7. Outlook and Future Directions
Tensor decomposition continues to drive progress in multimodal analytics, with current frontiers including:
- Nonlinear and Deep Tensor Models: VAECP and related architectures motivate further research into integrating neural and probabilistic models for capturing high-order, non-multilinear relationships.
- Unified Handling of Heterogeneous Data: GCP, supervised, and dictionary-driven models support fusion of continuous, binary, counting, graph-structured, and temporal data within a common optimization framework.
- Privacy, Distribution, and Federated Analytics: Coupled TT, federated Tucker, and personalized CTD enable effective, scalable, and privacy-respecting learning across distributed multi-modal sources.
- Hierarchical and Dynamic Structure Extraction: Recursive, adaptive factorizations (RecTen, SaMbaTen) facilitate analysis of time-evolving, hierarchical, or streaming datasets.

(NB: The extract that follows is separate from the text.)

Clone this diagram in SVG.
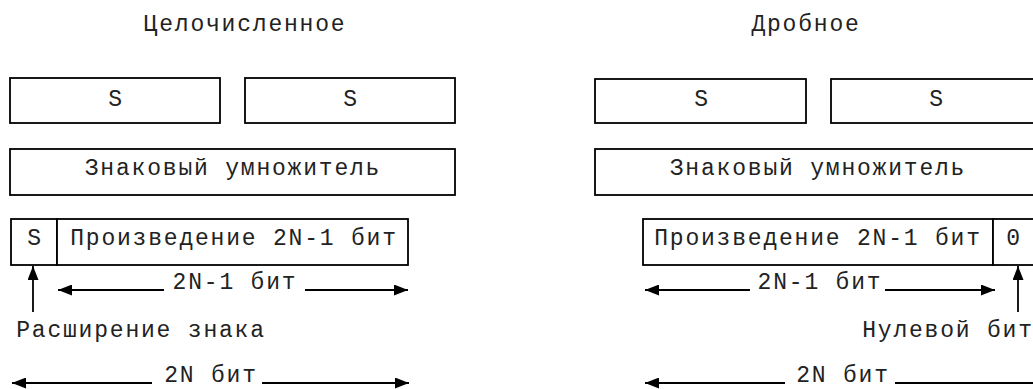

- Theory and Guarantees: Research continues on identifiability under set- and view-specific uniqueness, generalization to non-Euclidean modalities and graphs, adaptive rank selection, and convergence guarantees for nonconvex and federated learning settings.
This integration of flexible algebraic modeling, statistical learning theory, and scalable optimization underpins the expanding role of tensor methods as the core analytic engine for high-dimensional, multiway, and cross-modal data across science and engineering.